21 S'agissant de la violation alléguée de l'article 86 du traité, la Cour estime qu'il ressort des pièces du dossier que la Commission s'est livrée à une exacte appréciation des faits de la cause en évaluant à environ 1 % la part dont dispose la société Revox sur le marché en cause et en déduisant que cette part ne peut être regardée comme constitutive d'une position dominante. C'est dès lors à bon droit, alors surtout que n'avait été relevée aucune application discriminatoire du système de distribution sélective, que la Commission en a conclu qu'il n'existe pas d'éléments permettant de penser que la société Revox exploite de façon abusive une position dominante sur le marché commun ou dans une partie substantielle de celui-ci au sens de l'article 86 du traité.

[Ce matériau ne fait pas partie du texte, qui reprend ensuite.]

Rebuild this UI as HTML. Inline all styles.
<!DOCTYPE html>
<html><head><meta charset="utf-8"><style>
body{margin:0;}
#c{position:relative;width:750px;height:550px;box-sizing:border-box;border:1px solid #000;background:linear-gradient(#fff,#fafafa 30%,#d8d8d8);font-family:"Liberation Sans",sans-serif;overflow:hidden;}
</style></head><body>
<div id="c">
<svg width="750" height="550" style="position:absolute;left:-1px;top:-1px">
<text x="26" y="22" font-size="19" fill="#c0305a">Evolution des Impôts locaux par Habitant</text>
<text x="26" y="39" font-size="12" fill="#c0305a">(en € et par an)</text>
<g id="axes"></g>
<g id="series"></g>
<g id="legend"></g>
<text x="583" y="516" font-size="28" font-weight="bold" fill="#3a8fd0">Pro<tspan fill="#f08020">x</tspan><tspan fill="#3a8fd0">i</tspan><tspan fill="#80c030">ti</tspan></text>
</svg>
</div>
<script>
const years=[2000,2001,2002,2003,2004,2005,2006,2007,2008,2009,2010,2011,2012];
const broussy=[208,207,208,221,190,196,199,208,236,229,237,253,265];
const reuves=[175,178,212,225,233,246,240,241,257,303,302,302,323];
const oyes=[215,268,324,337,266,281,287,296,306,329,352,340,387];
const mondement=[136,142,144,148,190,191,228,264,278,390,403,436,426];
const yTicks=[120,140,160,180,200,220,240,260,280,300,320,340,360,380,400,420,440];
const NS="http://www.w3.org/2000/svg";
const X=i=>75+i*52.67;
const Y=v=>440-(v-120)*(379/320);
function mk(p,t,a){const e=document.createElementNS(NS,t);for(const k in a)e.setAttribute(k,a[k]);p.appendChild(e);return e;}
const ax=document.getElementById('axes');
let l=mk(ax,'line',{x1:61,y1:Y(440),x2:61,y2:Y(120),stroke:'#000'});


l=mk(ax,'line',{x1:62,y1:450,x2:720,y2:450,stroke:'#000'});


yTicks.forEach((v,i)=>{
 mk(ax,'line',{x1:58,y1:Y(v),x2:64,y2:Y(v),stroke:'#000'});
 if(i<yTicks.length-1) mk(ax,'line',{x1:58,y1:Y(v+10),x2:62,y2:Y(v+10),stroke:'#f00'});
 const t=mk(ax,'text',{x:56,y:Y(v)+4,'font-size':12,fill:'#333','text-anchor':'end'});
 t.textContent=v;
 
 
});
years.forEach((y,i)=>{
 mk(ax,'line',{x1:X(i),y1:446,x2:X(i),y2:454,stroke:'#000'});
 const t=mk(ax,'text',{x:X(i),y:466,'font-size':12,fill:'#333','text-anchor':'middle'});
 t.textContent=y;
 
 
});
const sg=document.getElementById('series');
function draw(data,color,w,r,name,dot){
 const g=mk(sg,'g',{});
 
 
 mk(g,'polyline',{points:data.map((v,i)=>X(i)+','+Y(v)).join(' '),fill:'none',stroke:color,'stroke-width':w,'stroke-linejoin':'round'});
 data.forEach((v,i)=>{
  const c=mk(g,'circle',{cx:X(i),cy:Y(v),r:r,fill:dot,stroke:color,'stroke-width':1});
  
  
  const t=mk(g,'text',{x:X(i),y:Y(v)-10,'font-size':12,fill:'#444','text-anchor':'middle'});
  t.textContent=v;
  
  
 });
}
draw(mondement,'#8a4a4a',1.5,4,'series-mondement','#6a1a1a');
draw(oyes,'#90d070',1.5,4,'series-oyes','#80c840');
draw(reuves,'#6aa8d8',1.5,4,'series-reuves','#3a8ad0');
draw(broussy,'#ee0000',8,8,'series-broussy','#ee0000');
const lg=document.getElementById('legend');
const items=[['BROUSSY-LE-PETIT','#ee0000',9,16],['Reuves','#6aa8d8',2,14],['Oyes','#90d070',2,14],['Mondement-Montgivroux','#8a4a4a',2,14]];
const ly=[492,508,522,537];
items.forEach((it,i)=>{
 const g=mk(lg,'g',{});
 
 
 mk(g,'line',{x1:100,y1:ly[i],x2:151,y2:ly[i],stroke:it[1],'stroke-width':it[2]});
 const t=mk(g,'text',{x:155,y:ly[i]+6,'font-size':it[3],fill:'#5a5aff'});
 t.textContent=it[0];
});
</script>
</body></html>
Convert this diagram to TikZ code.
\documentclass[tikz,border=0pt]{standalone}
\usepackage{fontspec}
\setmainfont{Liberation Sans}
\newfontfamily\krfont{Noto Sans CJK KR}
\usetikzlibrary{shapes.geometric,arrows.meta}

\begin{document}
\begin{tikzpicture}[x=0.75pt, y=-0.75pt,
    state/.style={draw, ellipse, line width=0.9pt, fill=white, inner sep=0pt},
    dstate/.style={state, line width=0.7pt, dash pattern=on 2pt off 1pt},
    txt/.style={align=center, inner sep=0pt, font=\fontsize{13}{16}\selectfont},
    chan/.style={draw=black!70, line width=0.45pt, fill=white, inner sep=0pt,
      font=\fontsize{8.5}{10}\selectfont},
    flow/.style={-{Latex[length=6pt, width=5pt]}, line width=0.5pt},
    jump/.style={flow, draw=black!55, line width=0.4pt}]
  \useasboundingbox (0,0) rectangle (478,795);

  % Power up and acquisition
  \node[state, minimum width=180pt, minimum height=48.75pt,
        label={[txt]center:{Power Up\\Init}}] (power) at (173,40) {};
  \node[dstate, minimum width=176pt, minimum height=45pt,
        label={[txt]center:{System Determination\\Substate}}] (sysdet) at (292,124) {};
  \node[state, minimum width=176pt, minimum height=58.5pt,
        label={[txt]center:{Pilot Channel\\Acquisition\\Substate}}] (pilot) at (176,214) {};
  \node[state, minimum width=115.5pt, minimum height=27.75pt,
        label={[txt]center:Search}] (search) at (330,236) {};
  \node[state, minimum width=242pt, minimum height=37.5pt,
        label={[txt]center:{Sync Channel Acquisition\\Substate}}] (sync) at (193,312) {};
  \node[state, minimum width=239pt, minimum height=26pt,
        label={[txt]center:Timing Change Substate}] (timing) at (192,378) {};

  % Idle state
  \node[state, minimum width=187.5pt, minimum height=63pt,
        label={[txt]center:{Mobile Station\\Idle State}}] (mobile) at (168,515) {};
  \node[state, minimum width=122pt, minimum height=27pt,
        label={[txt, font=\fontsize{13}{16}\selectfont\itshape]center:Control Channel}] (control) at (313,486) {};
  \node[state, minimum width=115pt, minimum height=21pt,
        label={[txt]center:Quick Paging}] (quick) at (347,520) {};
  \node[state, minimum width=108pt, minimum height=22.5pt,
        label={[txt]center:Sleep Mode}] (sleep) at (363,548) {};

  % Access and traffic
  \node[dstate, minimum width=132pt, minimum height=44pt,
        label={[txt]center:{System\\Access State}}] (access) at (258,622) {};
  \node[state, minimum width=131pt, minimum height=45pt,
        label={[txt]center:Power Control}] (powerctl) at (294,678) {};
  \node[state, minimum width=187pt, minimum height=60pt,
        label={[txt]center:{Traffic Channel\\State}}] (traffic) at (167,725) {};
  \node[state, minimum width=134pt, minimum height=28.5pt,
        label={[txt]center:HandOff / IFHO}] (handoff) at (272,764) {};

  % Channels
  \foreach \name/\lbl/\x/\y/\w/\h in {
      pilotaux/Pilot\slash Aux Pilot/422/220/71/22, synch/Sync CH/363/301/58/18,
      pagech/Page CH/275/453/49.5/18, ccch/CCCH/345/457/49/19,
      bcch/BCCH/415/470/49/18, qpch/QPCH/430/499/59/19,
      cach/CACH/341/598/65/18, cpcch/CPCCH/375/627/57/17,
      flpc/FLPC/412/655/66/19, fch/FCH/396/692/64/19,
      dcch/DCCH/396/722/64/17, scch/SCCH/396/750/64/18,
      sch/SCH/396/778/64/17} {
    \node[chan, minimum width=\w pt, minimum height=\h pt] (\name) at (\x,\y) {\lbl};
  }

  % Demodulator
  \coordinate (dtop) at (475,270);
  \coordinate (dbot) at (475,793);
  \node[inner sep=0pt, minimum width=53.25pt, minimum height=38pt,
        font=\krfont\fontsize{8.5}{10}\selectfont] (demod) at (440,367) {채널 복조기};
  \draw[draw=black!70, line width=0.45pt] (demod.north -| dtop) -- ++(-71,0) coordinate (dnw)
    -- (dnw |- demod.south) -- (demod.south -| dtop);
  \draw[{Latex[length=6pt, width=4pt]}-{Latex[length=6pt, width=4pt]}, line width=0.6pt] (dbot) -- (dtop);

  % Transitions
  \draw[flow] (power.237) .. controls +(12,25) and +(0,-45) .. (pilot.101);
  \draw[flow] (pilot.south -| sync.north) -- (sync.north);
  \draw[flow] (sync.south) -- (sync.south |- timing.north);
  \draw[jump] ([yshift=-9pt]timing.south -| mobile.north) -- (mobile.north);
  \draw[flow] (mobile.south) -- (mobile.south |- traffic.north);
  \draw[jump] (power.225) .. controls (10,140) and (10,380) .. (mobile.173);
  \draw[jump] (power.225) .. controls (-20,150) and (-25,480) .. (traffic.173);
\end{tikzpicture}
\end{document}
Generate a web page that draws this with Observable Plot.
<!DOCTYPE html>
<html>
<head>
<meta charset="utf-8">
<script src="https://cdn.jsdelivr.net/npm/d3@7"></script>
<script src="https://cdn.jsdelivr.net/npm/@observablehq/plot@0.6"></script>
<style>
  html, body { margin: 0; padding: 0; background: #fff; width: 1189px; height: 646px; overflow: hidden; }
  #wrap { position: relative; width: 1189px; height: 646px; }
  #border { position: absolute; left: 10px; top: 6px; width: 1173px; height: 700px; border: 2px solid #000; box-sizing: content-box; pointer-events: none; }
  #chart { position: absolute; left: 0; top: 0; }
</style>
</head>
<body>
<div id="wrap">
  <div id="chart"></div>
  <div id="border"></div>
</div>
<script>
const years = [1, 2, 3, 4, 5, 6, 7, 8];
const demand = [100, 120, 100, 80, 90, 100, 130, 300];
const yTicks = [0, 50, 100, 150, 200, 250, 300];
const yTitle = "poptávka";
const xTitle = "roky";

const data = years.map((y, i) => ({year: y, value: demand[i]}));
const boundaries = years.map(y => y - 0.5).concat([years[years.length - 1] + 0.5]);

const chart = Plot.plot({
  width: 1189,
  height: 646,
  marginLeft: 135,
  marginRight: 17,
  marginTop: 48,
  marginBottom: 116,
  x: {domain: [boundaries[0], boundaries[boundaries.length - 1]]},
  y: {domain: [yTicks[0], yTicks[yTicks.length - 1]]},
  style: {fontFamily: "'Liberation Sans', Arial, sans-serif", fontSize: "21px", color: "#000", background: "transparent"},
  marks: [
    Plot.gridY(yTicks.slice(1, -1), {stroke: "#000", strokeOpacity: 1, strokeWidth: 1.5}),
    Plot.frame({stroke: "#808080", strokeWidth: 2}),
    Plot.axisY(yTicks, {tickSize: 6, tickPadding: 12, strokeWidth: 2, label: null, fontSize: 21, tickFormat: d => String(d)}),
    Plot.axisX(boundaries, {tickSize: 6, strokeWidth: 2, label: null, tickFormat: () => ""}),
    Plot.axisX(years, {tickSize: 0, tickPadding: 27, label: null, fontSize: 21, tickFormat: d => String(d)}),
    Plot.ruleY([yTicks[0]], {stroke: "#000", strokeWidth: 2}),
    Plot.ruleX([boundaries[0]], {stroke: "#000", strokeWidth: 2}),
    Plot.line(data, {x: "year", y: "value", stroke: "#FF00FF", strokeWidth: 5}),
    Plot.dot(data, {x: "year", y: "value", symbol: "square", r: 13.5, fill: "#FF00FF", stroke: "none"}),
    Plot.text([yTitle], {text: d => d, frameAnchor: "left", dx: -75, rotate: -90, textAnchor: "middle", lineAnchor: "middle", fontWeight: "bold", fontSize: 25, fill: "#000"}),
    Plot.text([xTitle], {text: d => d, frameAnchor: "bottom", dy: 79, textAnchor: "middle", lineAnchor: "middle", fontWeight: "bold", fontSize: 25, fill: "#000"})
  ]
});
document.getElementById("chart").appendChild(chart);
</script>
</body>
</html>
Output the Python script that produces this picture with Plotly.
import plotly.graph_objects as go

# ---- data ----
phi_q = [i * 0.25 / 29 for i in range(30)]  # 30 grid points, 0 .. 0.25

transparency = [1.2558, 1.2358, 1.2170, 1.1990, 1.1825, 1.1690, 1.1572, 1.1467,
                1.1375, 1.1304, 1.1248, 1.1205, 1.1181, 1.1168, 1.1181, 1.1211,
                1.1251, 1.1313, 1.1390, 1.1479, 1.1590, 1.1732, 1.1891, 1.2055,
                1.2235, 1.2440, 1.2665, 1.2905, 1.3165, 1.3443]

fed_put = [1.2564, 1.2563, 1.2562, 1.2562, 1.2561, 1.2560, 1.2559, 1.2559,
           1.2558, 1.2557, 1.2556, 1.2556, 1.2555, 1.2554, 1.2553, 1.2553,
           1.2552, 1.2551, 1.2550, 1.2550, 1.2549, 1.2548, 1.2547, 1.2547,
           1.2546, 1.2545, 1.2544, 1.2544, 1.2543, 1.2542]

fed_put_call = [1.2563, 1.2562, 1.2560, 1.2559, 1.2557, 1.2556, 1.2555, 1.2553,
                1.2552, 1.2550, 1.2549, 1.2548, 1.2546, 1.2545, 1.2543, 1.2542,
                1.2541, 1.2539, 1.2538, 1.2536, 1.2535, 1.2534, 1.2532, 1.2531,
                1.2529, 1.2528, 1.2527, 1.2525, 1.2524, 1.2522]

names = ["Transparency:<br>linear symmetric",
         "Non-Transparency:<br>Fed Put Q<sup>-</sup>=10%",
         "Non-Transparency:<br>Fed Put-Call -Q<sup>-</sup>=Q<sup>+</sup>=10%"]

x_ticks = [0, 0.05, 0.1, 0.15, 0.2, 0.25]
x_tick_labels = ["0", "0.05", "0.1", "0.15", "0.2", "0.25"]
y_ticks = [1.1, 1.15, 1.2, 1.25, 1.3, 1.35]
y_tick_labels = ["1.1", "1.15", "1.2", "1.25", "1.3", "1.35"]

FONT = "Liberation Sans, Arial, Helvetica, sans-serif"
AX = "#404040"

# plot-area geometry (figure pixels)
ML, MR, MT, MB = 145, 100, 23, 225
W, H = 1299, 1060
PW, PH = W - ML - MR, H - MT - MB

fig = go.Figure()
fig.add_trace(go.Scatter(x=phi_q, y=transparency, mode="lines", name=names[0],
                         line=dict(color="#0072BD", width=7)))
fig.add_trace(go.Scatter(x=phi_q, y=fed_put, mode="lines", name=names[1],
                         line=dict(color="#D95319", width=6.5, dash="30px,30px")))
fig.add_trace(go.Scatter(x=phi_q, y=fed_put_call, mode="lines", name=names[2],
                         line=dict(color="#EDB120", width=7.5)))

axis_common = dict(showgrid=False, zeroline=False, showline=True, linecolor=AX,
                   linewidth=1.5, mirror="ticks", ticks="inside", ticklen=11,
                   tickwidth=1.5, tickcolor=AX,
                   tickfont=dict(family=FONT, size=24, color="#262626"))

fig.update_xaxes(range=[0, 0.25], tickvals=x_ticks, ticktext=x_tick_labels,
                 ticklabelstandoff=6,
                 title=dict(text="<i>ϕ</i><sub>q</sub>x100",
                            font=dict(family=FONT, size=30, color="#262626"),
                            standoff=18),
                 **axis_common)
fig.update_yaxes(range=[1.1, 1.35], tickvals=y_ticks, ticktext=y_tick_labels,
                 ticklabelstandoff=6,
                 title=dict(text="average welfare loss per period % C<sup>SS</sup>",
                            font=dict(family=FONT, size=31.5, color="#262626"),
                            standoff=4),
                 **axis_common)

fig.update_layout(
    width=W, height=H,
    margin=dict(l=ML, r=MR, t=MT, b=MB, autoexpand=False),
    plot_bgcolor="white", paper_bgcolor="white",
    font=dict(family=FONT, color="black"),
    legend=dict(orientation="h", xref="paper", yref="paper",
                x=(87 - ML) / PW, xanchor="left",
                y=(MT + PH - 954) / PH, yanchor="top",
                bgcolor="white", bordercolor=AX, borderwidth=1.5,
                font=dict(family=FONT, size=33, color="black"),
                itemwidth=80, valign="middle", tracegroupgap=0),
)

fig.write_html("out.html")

22 Il résulte de ce qui précède que la plainte de M. Schmidt ne comporte aucun élément de nature à faire croire que l'application au requérant, par Revox, des règles de son système de distribution porterait atteinte aux règles de concurrence de la communauté et que la Commission aurait manqué au devoir de vigilance que lui imposent le traité et le règlement n° 17. Le recours doit, dès lors, être rejeté.

Sur les dépens

23 Aux termes de l'article 69, paragraphe 2, du règlement de procédure, toute partie qui succombe est condamnée aux dépens s'il est conclu en ce sens. Le requérant ayant succombé en ses moyens, il y a lieu de le condamner aux dépens, y compris ceux de la partie intervenante qui a appuyé la partie défenderesse.

Par ces motifs,

LA COUR, déclare et arrête:

1) Le recours est rejeté.

2) Le requérant est condamne aux dépens, y compris ceux de la partie intervenante.